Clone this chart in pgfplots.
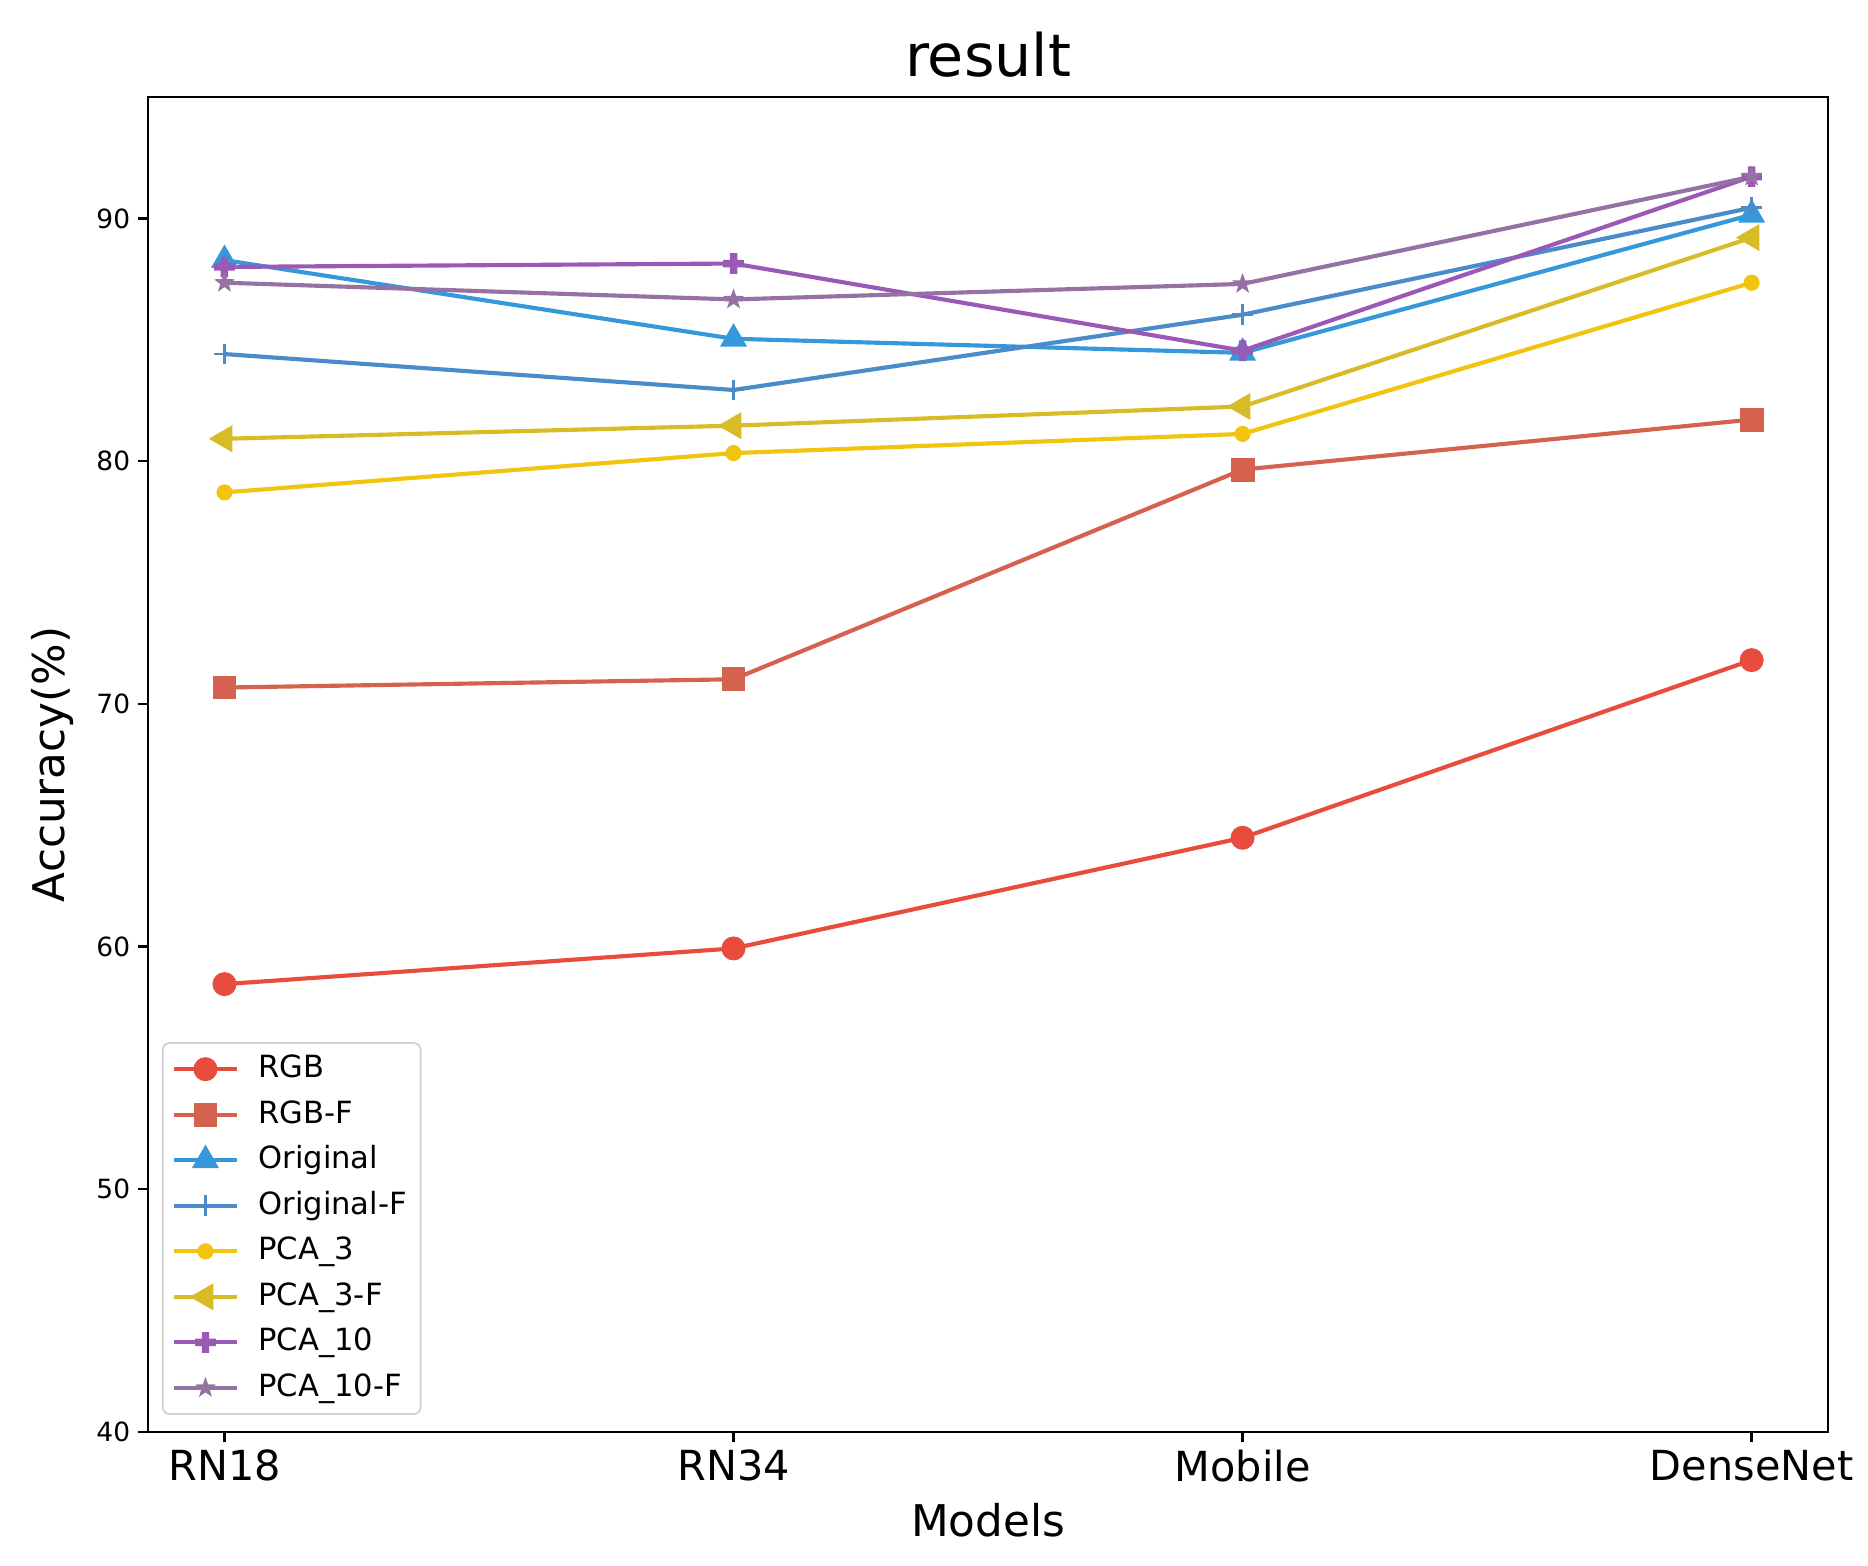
\documentclass[border=0pt]{standalone}
\usepackage{fontspec}
\setmainfont{DejaVu Sans}
\usepackage{pgfplots}
\pgfplotsset{compat=1.18}

\definecolor{cRGB}{HTML}{E74C3C}
\definecolor{cRGBF}{HTML}{D4624F}
\definecolor{cOrig}{HTML}{3498DB}
\definecolor{cOrigF}{HTML}{4A8BC9}
\definecolor{cPCAt}{HTML}{F1C40F}
\definecolor{cPCAtF}{HTML}{D8BC27}
\definecolor{cPCAx}{HTML}{9B59B6}
\definecolor{cPCAxF}{HTML}{9672A4}

% filled plus (matplotlib 'P')
\pgfdeclareplotmark{fplus}{%
  \pgfpathrectanglecorners{\pgfqpoint{-\pgfplotmarksize}{-0.36\pgfplotmarksize}}{\pgfqpoint{\pgfplotmarksize}{0.36\pgfplotmarksize}}%
  \pgfpathrectanglecorners{\pgfqpoint{-0.36\pgfplotmarksize}{-\pgfplotmarksize}}{\pgfqpoint{0.36\pgfplotmarksize}{\pgfplotmarksize}}%
  \pgfusepathqfill}
% filled five-pointed star (matplotlib '*')
\pgfdeclareplotmark{fstar}{%
  \pgfpathmoveto{\pgfpointpolar{90}{\pgfplotmarksize}}%
  \pgfpathlineto{\pgfpointpolar{126}{0.4\pgfplotmarksize}}%
  \pgfpathlineto{\pgfpointpolar{162}{\pgfplotmarksize}}%
  \pgfpathlineto{\pgfpointpolar{198}{0.4\pgfplotmarksize}}%
  \pgfpathlineto{\pgfpointpolar{234}{\pgfplotmarksize}}%
  \pgfpathlineto{\pgfpointpolar{270}{0.4\pgfplotmarksize}}%
  \pgfpathlineto{\pgfpointpolar{306}{\pgfplotmarksize}}%
  \pgfpathlineto{\pgfpointpolar{342}{0.4\pgfplotmarksize}}%
  \pgfpathlineto{\pgfpointpolar{18}{\pgfplotmarksize}}%
  \pgfpathlineto{\pgfpointpolar{54}{0.4\pgfplotmarksize}}%
  \pgfpathclose
  \pgfusepathqfill}

\begin{document}
\begin{tikzpicture}
  \begin{axis}[
      name=ax,
      at={(0,0)}, anchor=south west,
      scale only axis,
      width=730.4pt, height=580.4pt,
      xmin=-0.15, xmax=3.15,
      ymin=40, ymax=95,
      xtick={0,1,2,3},
      xticklabels={RN18,RN34,Mobile,DenseNet},
      ytick={40,50,60,70,80,90},
      tick align=outside,
      major tick length=4.3pt,
      tick style={black, line width=1pt},
      xtick pos=bottom, ytick pos=left,
      axis line style={line width=1.2pt},
      /pgf/number format/assume math mode=true,
      yticklabel style={font=\fontsize{11.5}{13}\selectfont},
      xticklabel style={font=\fontsize{18}{21}\selectfont},
      title={result},
      title style={font=\fontsize{25.5}{29}\selectfont, at={(0.5,1)}, anchor=base, yshift=3.1pt, inner sep=0pt},
      xlabel={Models},
      xlabel style={font=\fontsize{19}{22}\selectfont, at={([yshift=-31pt]axis description cs:0.5,0)}, anchor=north, inner sep=0pt},
      ylabel={Accuracy(\%)},
      ylabel style={font=\fontsize{19}{22}\selectfont, at={([xshift=-32pt]axis description cs:0,0.5)}, anchor=south, inner sep=0pt},
      legend cell align=left,
      legend style={
        at={(0.0082,0.0127)}, anchor=south west,
        draw=black!18, rounded corners=3pt, line width=0.8pt,
        font=\fontsize{13.3}{15}\selectfont,
        row sep=3.1pt, column sep=6.5pt,
        inner xsep=4pt, inner ysep=3pt,
        nodes={inner sep=2pt, text height=10pt, text depth=2.7pt},
      },
      legend image code/.code={%
        \draw[mark repeat=2,mark phase=2] plot coordinates {(0cm,0cm) (0.48cm,0cm) (0.96cm,0cm)};},
      every axis plot/.append style={line width=1.8pt},
    ]
    % RGB
    \addplot[color=cRGB, mark=*, mark size=4.3pt, mark options={solid}] coordinates {
      (0, 58.45) (1, 59.92) (2, 64.48) (3, 71.80)
    };
    \addlegendentry{RGB}
    % RGB-F
    \addplot[color=cRGBF, mark=square*, mark size=4.3pt] coordinates {
      (0, 70.67) (1, 71.01) (2, 79.65) (3, 81.71)
    };
    \addlegendentry{RGB-F}
    % Original
    \addplot[color=cOrig, mark=triangle*, mark size=5pt] coordinates {
      (0, 88.28) (1, 85.04) (2, 84.46) (3, 90.15)
    };
    \addlegendentry{Original}
    % Original-F
    \addplot[color=cOrigF, mark=+, mark size=4.5pt, mark options={line width=1.1pt}] coordinates {
      (0, 84.41) (1, 82.93) (2, 86.03) (3, 90.44)
    };
    \addlegendentry{Original-F}
    % PCA_3
    \addplot[color=cPCAt, mark=*, mark size=2.6pt] coordinates {
      (0, 78.71) (1, 80.33) (2, 81.12) (3, 87.35)
    };
    \addlegendentry{PCA\_3}
    % PCA_3-F
    \addplot[color=cPCAtF, mark=triangle*, mark size=5pt, mark options={rotate=90}] coordinates {
      (0, 80.92) (1, 81.46) (2, 82.25) (3, 89.21)
    };
    \addlegendentry{PCA\_3-F}
    % PCA_10
    \addplot[color=cPCAx, mark=fplus, mark size=4.5pt] coordinates {
      (0, 88.00) (1, 88.14) (2, 84.55) (3, 91.72)
    };
    \addlegendentry{PCA\_10}
    % PCA_10-F
    \addplot[color=cPCAxF, mark=fstar, mark size=4.8pt] coordinates {
      (0, 87.35) (1, 86.66) (2, 87.30) (3, 91.72)
    };
    \addlegendentry{PCA\_10-F}
  \end{axis}
  \useasboundingbox ([xshift=-64.4pt,yshift=-58.3pt]ax.south west)
    rectangle ([xshift=17.4pt,yshift=42.2pt]ax.north east);
\end{tikzpicture}
\end{document}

□ □ □ □ □ □ □

▸ SET TASK
Quote the full listing above word for word; exclude every picture from the copy.

▸ SOLUTION FOR THIS EXERCISE
Clone this chart in pgfplots.
\documentclass[border=0pt]{standalone}
\usepackage{fontspec}
\setmainfont{DejaVu Sans}
\usepackage{pgfplots}
\pgfplotsset{compat=1.18}

\definecolor{cRGB}{HTML}{E74C3C}
\definecolor{cRGBF}{HTML}{D4624F}
\definecolor{cOrig}{HTML}{3498DB}
\definecolor{cOrigF}{HTML}{4A8BC9}
\definecolor{cPCAt}{HTML}{F1C40F}
\definecolor{cPCAtF}{HTML}{D8BC27}
\definecolor{cPCAx}{HTML}{9B59B6}
\definecolor{cPCAxF}{HTML}{9672A4}

% filled plus (matplotlib 'P')
\pgfdeclareplotmark{fplus}{%
  \pgfpathrectanglecorners{\pgfqpoint{-\pgfplotmarksize}{-0.36\pgfplotmarksize}}{\pgfqpoint{\pgfplotmarksize}{0.36\pgfplotmarksize}}%
  \pgfpathrectanglecorners{\pgfqpoint{-0.36\pgfplotmarksize}{-\pgfplotmarksize}}{\pgfqpoint{0.36\pgfplotmarksize}{\pgfplotmarksize}}%
  \pgfusepathqfill}
% filled five-pointed star (matplotlib '*')
\pgfdeclareplotmark{fstar}{%
  \pgfpathmoveto{\pgfpointpolar{90}{\pgfplotmarksize}}%
  \pgfpathlineto{\pgfpointpolar{126}{0.4\pgfplotmarksize}}%
  \pgfpathlineto{\pgfpointpolar{162}{\pgfplotmarksize}}%
  \pgfpathlineto{\pgfpointpolar{198}{0.4\pgfplotmarksize}}%
  \pgfpathlineto{\pgfpointpolar{234}{\pgfplotmarksize}}%
  \pgfpathlineto{\pgfpointpolar{270}{0.4\pgfplotmarksize}}%
  \pgfpathlineto{\pgfpointpolar{306}{\pgfplotmarksize}}%
  \pgfpathlineto{\pgfpointpolar{342}{0.4\pgfplotmarksize}}%
  \pgfpathlineto{\pgfpointpolar{18}{\pgfplotmarksize}}%
  \pgfpathlineto{\pgfpointpolar{54}{0.4\pgfplotmarksize}}%
  \pgfpathclose
  \pgfusepathqfill}

\begin{document}
\begin{tikzpicture}
  \begin{axis}[
      name=ax,
      at={(0,0)}, anchor=south west,
      scale only axis,
      width=730.4pt, height=580.4pt,
      xmin=-0.15, xmax=3.15,
      ymin=40, ymax=95,
      xtick={0,1,2,3},
      xticklabels={RN18,RN34,Mobile,DenseNet},
      ytick={40,50,60,70,80,90},
      tick align=outside,
      major tick length=4.3pt,
      tick style={black, line width=1pt},
      xtick pos=bottom, ytick pos=left,
      axis line style={line width=1.2pt},
      /pgf/number format/assume math mode=true,
      yticklabel style={font=\fontsize{11.5}{13}\selectfont},
      xticklabel style={font=\fontsize{18}{21}\selectfont},
      title={result},
      title style={font=\fontsize{25.5}{29}\selectfont, at={(0.5,1)}, anchor=base, yshift=3.1pt, inner sep=0pt},
      xlabel={Models},
      xlabel style={font=\fontsize{19}{22}\selectfont, at={([yshift=-31pt]axis description cs:0.5,0)}, anchor=north, inner sep=0pt},
      ylabel={Accuracy(\%)},
      ylabel style={font=\fontsize{19}{22}\selectfont, at={([xshift=-32pt]axis description cs:0,0.5)}, anchor=south, inner sep=0pt},
      legend cell align=left,
      legend style={
        at={(0.0082,0.0127)}, anchor=south west,
        draw=black!18, rounded corners=3pt, line width=0.8pt,
        font=\fontsize{13.3}{15}\selectfont,
        row sep=3.1pt, column sep=6.5pt,
        inner xsep=4pt, inner ysep=3pt,
        nodes={inner sep=2pt, text height=10pt, text depth=2.7pt},
      },
      legend image code/.code={%
        \draw[mark repeat=2,mark phase=2] plot coordinates {(0cm,0cm) (0.48cm,0cm) (0.96cm,0cm)};},
      every axis plot/.append style={line width=1.8pt},
    ]
    % RGB
    \addplot[color=cRGB, mark=*, mark size=4.3pt, mark options={solid}] coordinates {
      (0, 58.45) (1, 59.92) (2, 64.48) (3, 71.80)
    };
    \addlegendentry{RGB}
    % RGB-F
    \addplot[color=cRGBF, mark=square*, mark size=4.3pt] coordinates {
      (0, 70.67) (1, 71.01) (2, 79.65) (3, 81.71)
    };
    \addlegendentry{RGB-F}
    % Original
    \addplot[color=cOrig, mark=triangle*, mark size=5pt] coordinates {
      (0, 88.28) (1, 85.04) (2, 84.46) (3, 90.15)
    };
    \addlegendentry{Original}
    % Original-F
    \addplot[color=cOrigF, mark=+, mark size=4.5pt, mark options={line width=1.1pt}] coordinates {
      (0, 84.41) (1, 82.93) (2, 86.03) (3, 90.44)
    };
    \addlegendentry{Original-F}
    % PCA_3
    \addplot[color=cPCAt, mark=*, mark size=2.6pt] coordinates {
      (0, 78.71) (1, 80.33) (2, 81.12) (3, 87.35)
    };
    \addlegendentry{PCA\_3}
    % PCA_3-F
    \addplot[color=cPCAtF, mark=triangle*, mark size=5pt, mark options={rotate=90}] coordinates {
      (0, 80.92) (1, 81.46) (2, 82.25) (3, 89.21)
    };
    \addlegendentry{PCA\_3-F}
    % PCA_10
    \addplot[color=cPCAx, mark=fplus, mark size=4.5pt] coordinates {
      (0, 88.00) (1, 88.14) (2, 84.55) (3, 91.72)
    };
    \addlegendentry{PCA\_10}
    % PCA_10-F
    \addplot[color=cPCAxF, mark=fstar, mark size=4.8pt] coordinates {
      (0, 87.35) (1, 86.66) (2, 87.30) (3, 91.72)
    };
    \addlegendentry{PCA\_10-F}
  \end{axis}
  \useasboundingbox ([xshift=-64.4pt,yshift=-58.3pt]ax.south west)
    rectangle ([xshift=17.4pt,yshift=42.2pt]ax.north east);
\end{tikzpicture}
\end{document}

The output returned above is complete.